Hospital mask mandates will soon be lifted, says Health P.E.I.
CBC
Health P.E.I. says it plans to follow the lead of other Canadian provinces and drop the requirement for mandatory masking at health-care facilities.
Since the early days of the COVID-19 pandemic three years ago, staff and visitors entering Prince Edward Island hospitals and other health-care facilities have been required to wear masks at all times.
But that will soon change.
"We know that people have had lots of vaccine, there's been lots of natural infection, immunity is quite high, and we honestly need to move to a post-pandemic point," said Health P.E.I. CEO Dr. Michael Gardam.
Masks have helped protect people from COVID-19 and other respiratory illnesses, Gardam said, but they have their drawbacks, too.
"It's hard on your nose. It's hard on your ears. It's isolating. Patients can't hear you as well. It really does interfere with some of the work that we do. And frankly, our health-care workers, the vast majority of them, are sick and tired of wearing masks."
Some time in the next couple of weeks, masking rules will loosen significantly, said Dr. Heather Morrison, P.E.I.'s chief public health officer.
"In certain places, masks may be required, or people may choose to wear masks. But it will be really on a risk assessment. That will be really facility by facility, or even section," she said.
"For example, oncology may be a certain part that is treated differently from a mask perspective than somewhere else," she said. That's because people being treated for cancer often have compromised immune systems.

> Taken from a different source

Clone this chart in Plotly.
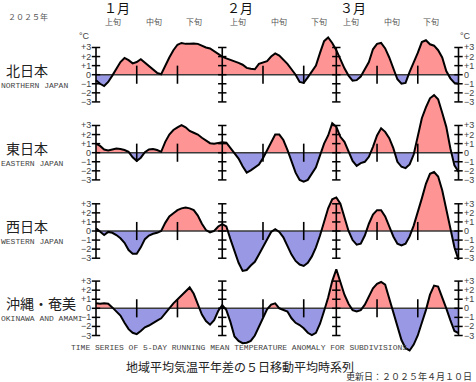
import plotly.graph_objects as go

# ---------------- data ----------------
days = list(range(90))  # day index from 1 Jan (0) to 31 Mar (89)

north = [-0.6, -1.0, -1.25, -0.8, -0.1, 0.7, 1.4, 1.85, 1.6, 1.25,
         1.4, 1.7, 1.3, 0.9, 0.5, 0.2, 0.05, 1.0, 1.9, 2.7,
         3.3, 3.5, 3.4, 3.4, 3.45, 3.4, 3.2, 3.0, 2.9, 2.6,
         2.3, 2.0, 1.8, 1.65, 1.5, 1.3, 1.1, 0.75, 0.65, 0.6,
         1.2, 1.35, 1.5, 2.0, 2.35, 2.1, 1.7, 1.2, 0.6, 0.0,
         -0.8, -0.9, -0.3, 0.4, 1.0, 2.4, 3.7, 4.1, 3.5, 2.7,
         1.7, 0.7, -0.1, -0.65, -0.6, -0.2, 0.6, 1.4, 2.8, 3.4,
         3.5, 2.9, 1.9, 0.7, -0.5, -1.0, -0.9, 0.3, 1.3, 2.4,
         3.6, 3.8, 3.35, 3.2, 2.7, 1.9, 0.4, -0.4, -0.9, -1.0]

east = [1.0, 0.75, 0.35, 0.25, 0.35, 0.45, 0.4, 0.3, 0.1, -0.5,
        -0.9, -0.55, 0.05, 0.35, 0.4, 0.3, 0.1, 1.2, 2.0, 2.5,
        2.8, 3.05, 2.8, 2.4, 2.2, 2.0, 1.65, 1.3, 1.05, 1.0,
        1.05, 1.15, 1.1, 0.55, 0.0, -0.65, -1.5, -2.2, -1.95, -1.6,
        -1.3, -0.6, 0.3, 1.2, 2.0, 2.0, 1.4, 0.3, -0.9, -2.2,
        -3.0, -3.2, -3.0, -2.3, -1.6, -0.3, 1.0, 1.9, 3.25, 2.85,
        1.75, 1.2, 0.2, -0.9, -1.45, -1.15, -1.0, -0.45, 0.65, 1.9,
        2.7, 2.3, 1.6, 0.5, -1.0, -1.55, -1.7, -1.3, -0.2, 1.7,
        3.8, 5.0, 6.0, 6.35, 5.9, 4.4, 2.85, 0.5, -1.4, -2.1]

west = [0.3, -0.1, -0.45, -0.1, -0.2, -0.45, -0.8, -1.3, -2.1, -2.5,
        -2.5, -1.8, -0.9, -0.5, -0.3, -0.2, 0.0, 0.9, 1.6, 1.95,
        2.3, 2.5, 2.6, 2.5, 2.3, 1.7, 0.8, 0.1, -0.15, 0.0,
        0.5, 0.75, 0.5, -0.9, -2.3, -3.5, -4.4, -4.3, -3.8, -3.4,
        -2.6, -1.8, -1.0, -0.1, 0.2, -0.1, -0.7, -1.7, -2.6, -3.3,
        -3.7, -3.85, -3.5, -2.8, -1.8, -0.5, 1.0, 2.5, 3.5, 3.7,
        3.0, 1.5, 0.0, -1.0, -1.5, -1.4, -0.5, 0.8, 1.8, 2.3,
        2.3, 1.6, 0.5, -0.6, -1.4, -1.6, -1.4, -0.6, 0.6, 2.0,
        3.6, 5.2, 6.3, 6.5, 6.0, 4.5, 2.5, 0.5, -1.8, -3.2]

okinawa = [0.55, 0.5, 0.55, 0.5, 0.1, -0.4, -0.8, -1.6, -2.3, -2.7,
           -2.85, -2.5, -2.1, -1.9, -1.6, -1.35, -1.1, -0.6, 0.0, 0.55,
           1.0, 1.5, 1.95, 2.3, 1.6, 0.4, -0.7, -1.4, -1.8, -1.3,
           -0.3, 0.35, -0.2, -1.5, -3.1, -3.6, -3.85, -3.8, -3.6, -3.0,
           -2.0, -1.1, -0.1, 0.4, 0.55, 0.0, -0.2, -0.35, -1.1, -1.6,
           -1.85, -2.2, -2.7, -2.95, -2.7, -1.7, -0.3, 1.2, 3.0, 4.3,
           2.9, 1.5, 0.5, -0.2, -0.35, -0.2, 0.4, 1.4, 2.2, 2.7,
           2.9, 2.6, 1.1, -0.4, -2.0, -3.5, -4.4, -4.65, -4.0, -3.0,
           -1.6, -0.2, 1.5, 2.5, 2.4, 1.3, 0.0, -1.3, -2.5, -2.75]

series = [north, east, west, okinawa]
region_names_ja = ["北日本", "東日本", "西日本", "沖縄・奄美"]
region_names_en = ["NORTHERN JAPAN", "EASTERN JAPAN", "WESTERN JAPAN", "OKINAWA AND AMAMI"]

month_labels = ["１月", "２月", "３月"]
month_start_days = [0, 31, 59]
dekad_labels = ["上旬", "中旬", "下旬"]
dekad_start_days = [0, 10, 20, 31, 41, 51, 59, 69, 79]
last_day = 89

tick_values = [3, 2, 1, 0, -1, -2, -3]
tick_labels = ["+3", "+2", "+1", "0", "−1", "−2", "−3"]

year_label = "２０２５年"
unit_label = "°C"
title_en = "TIME SERIES OF 5-DAY RUNNING MEAN TEMPERATURE ANOMALY FOR SUBDIVISIONS"
title_ja = "地域平均気温平年差の５日移動平均時系列"
updated_label = "更新日：２０２５年４月１０日"

# ---------------- layout geometry ----------------
W, H = 476, 382
X_LEFT_PX = 96.0
PX_PER_DAY = 4.073
PX_PER_UNIT = 9.07
ZERO_PX = [74.7, 152.7, 231.0, 308.3]

RED = "#ff9494"
BLUE = "#9898e4"
CJK = "Noto Sans CJK JP"
MONO = "Liberation Mono, DejaVu Sans Mono, monospace"
SANS = "Liberation Sans, Arial, sans-serif"

x_range = [-X_LEFT_PX / PX_PER_DAY, (W - X_LEFT_PX) / PX_PER_DAY]


def px_x(p):
    return p / W


def px_y(p):
    return 1 - p / H


def split_sign(xs, ys):
    ox, oy = [], []
    for i in range(len(ys)):
        if i > 0 and ys[i - 1] * ys[i] < 0:
            t = ys[i - 1] / (ys[i - 1] - ys[i])
            ox.append(xs[i - 1] + t * (xs[i] - xs[i - 1]))
            oy.append(0.0)
        ox.append(xs[i])
        oy.append(ys[i])
    pos = [max(v, 0.0) for v in oy]
    neg = [min(v, 0.0) for v in oy]
    return ox, pos, neg


fig = go.Figure()
annotations = []

for k, vals in enumerate(series):
    yref = "y" if k == 0 else f"y{k + 1}"
    sx, pos, neg = split_sign(days, vals)
    fig.add_trace(go.Scatter(x=sx, y=pos, yaxis=yref, mode="lines", fill="tozeroy",
                             fillcolor=RED, line=dict(width=0), hoverinfo="skip"))
    fig.add_trace(go.Scatter(x=sx, y=neg, yaxis=yref, mode="lines", fill="tozeroy",
                             fillcolor=BLUE, line=dict(width=0), hoverinfo="skip"))
    # zero line
    fig.add_trace(go.Scatter(x=[0, last_day], y=[0, 0], yaxis=yref, mode="lines",
                             line=dict(color="#3a3a3a", width=1.5), hoverinfo="skip"))
    # dekad marks
    for d in dekad_start_days:
        if d in month_start_days:
            continue
        fig.add_trace(go.Scatter(x=[d, d], y=[-1, 1], yaxis=yref, mode="lines",
                                 line=dict(color="black", width=1.6), hoverinfo="skip"))
    # the series
    fig.add_trace(go.Scatter(x=days, y=vals, yaxis=yref, mode="lines",
                             line=dict(color="black", width=2), hoverinfo="skip"))
    # axes at month boundaries and ends
    for d in month_start_days + [last_day]:
        fig.add_trace(go.Scatter(x=[d, d], y=[-3, 3], yaxis=yref, mode="lines",
                                 line=dict(color="black", width=1.6), hoverinfo="skip"))
        fig.add_trace(go.Scatter(x=[d] * len(tick_values), y=tick_values, yaxis=yref,
                                 mode="markers",
                                 marker=dict(symbol="line-ew", size=6,
                                             line=dict(color="black", width=1.5)),
                                 hoverinfo="skip"))
    # tick labels on both sides
    for v, t in zip(tick_values, tick_labels):
        annotations.append(dict(x=0, y=v, xref="x", yref=yref, text=t, showarrow=False,
                                xanchor="right", yanchor="middle", xshift=-3,
                                font=dict(family=SANS, size=9, color="#444444")))
        annotations.append(dict(x=last_day, y=v, xref="x", yref=yref, text=t, showarrow=False,
                                xanchor="left", yanchor="middle", xshift=3,
                                font=dict(family=SANS, size=9, color="#444444")))
    # region titles
    z = ZERO_PX[k]
    annotations.append(dict(x=px_x(4), y=px_y(z - 5), xref="paper", yref="paper",
                            text=region_names_ja[k], showarrow=False, xanchor="left",
                            yanchor="middle", font=dict(family=CJK, size=14, color="#222222")))
    annotations.append(dict(x=px_x(-1), y=px_y(z + 10.5), xref="paper", yref="paper",
                            text=region_names_en[k], showarrow=False, xanchor="left",
                            yanchor="middle", font=dict(family=MONO, size=8, color="#444444")))

# unit labels
annotations.append(dict(x=0, y=4.25, xref="x", yref="y", text=unit_label, showarrow=False,
                        xanchor="right", yanchor="middle", xshift=-4,
                        font=dict(family=SANS, size=9, color="#444444")))
annotations.append(dict(x=last_day, y=4.25, xref="x", yref="y", text=unit_label, showarrow=False,
                        xanchor="left", yanchor="middle", xshift=-1,
                        font=dict(family=SANS, size=9, color="#444444")))

# month labels
month_px = [101.5, 224.5, 337.5]
for lab, p in zip(month_labels, month_px):
    annotations.append(dict(x=px_x(p), y=px_y(7.5), xref="paper", yref="paper", text=lab,
                            showarrow=False, xanchor="left", yanchor="middle",
                            font=dict(family=CJK, size=13, color="#111111")))
# dekad labels
dekad_px = [113, 154, 194, 238, 279, 319, 351, 392, 431]
for i, p in enumerate(dekad_px):
    annotations.append(dict(x=px_x(p), y=px_y(21), xref="paper", yref="paper",
                            text=dekad_labels[i % 3], showarrow=False, xanchor="center",
                            yanchor="middle", font=dict(family=CJK, size=8, color="#555555")))

annotations.append(dict(x=px_x(6), y=px_y(16.5), xref="paper", yref="paper", text=year_label,
                        showarrow=False, xanchor="left", yanchor="middle",
                        font=dict(family=CJK, size=8, color="#555555")))
annotations.append(dict(x=px_x(239), y=px_y(347.5), xref="paper", yref="paper", text=title_en,
                        showarrow=False, xanchor="center", yanchor="middle",
                        font=dict(family=MONO, size=8, color="#444444")))
annotations.append(dict(x=px_x(240), y=px_y(366.5), xref="paper", yref="paper", text=title_ja,
                        showarrow=False, xanchor="center", yanchor="middle",
                        font=dict(family=CJK, size=12, color="#222222")))
annotations.append(dict(x=px_x(474), y=px_y(376), xref="paper", yref="paper", text=updated_label,
                        showarrow=False, xanchor="right", yanchor="middle",
                        font=dict(family=CJK, size=9, color="#333333")))

layout_axes = {}
for k, z in enumerate(ZERO_PX):
    rng = [-(H - z) / PX_PER_UNIT, z / PX_PER_UNIT]
    ax = dict(range=rng, domain=[0, 1], visible=False, fixedrange=True, anchor="x")
    if k > 0:
        ax["overlaying"] = "y"
    layout_axes["yaxis" if k == 0 else f"yaxis{k + 1}"] = ax

fig.update_layout(
    width=W, height=H,
    margin=dict(l=0, r=0, t=0, b=0, pad=0),
    paper_bgcolor="white", plot_bgcolor="white",
    showlegend=False,
    xaxis=dict(range=x_range, domain=[0, 1], visible=False, fixedrange=True),
    annotations=annotations,
    **layout_axes,
)

fig.write_html(
    "out.html",
    config={"displayModeBar": False},
    post_script="document.body.style.margin='0';document.body.style.overflow='hidden';",
)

Most other provinces have already made the masking changes, and Morrison said that with COVID-19 cases at a sustained low level and high vaccination rates among the most vulnerable Islanders, it makes sense for P.E.I. to do the same.
Gardam said that for years, health-care staff have been instructed to mask up when dealing with a patient who has the flu, and he expects that to continue. A mask mandate could return in other circumstances as well — for example, in the case of an outbreak of influenza, RSV or COVID-19.
Michelle Donaldson, the communications director with P.E.I.'s Lung Association, said she trusts the experts, though the move will cause concern among some Islanders.
"Those folks who are among the most vulnerable probably are going to feel a bit more anxious when they're visiting those health-care centres," she said.
Debbie Mullen-Campbell, president of the P.E.I. Seniors Federation, suspects most people will support the change to masking rules.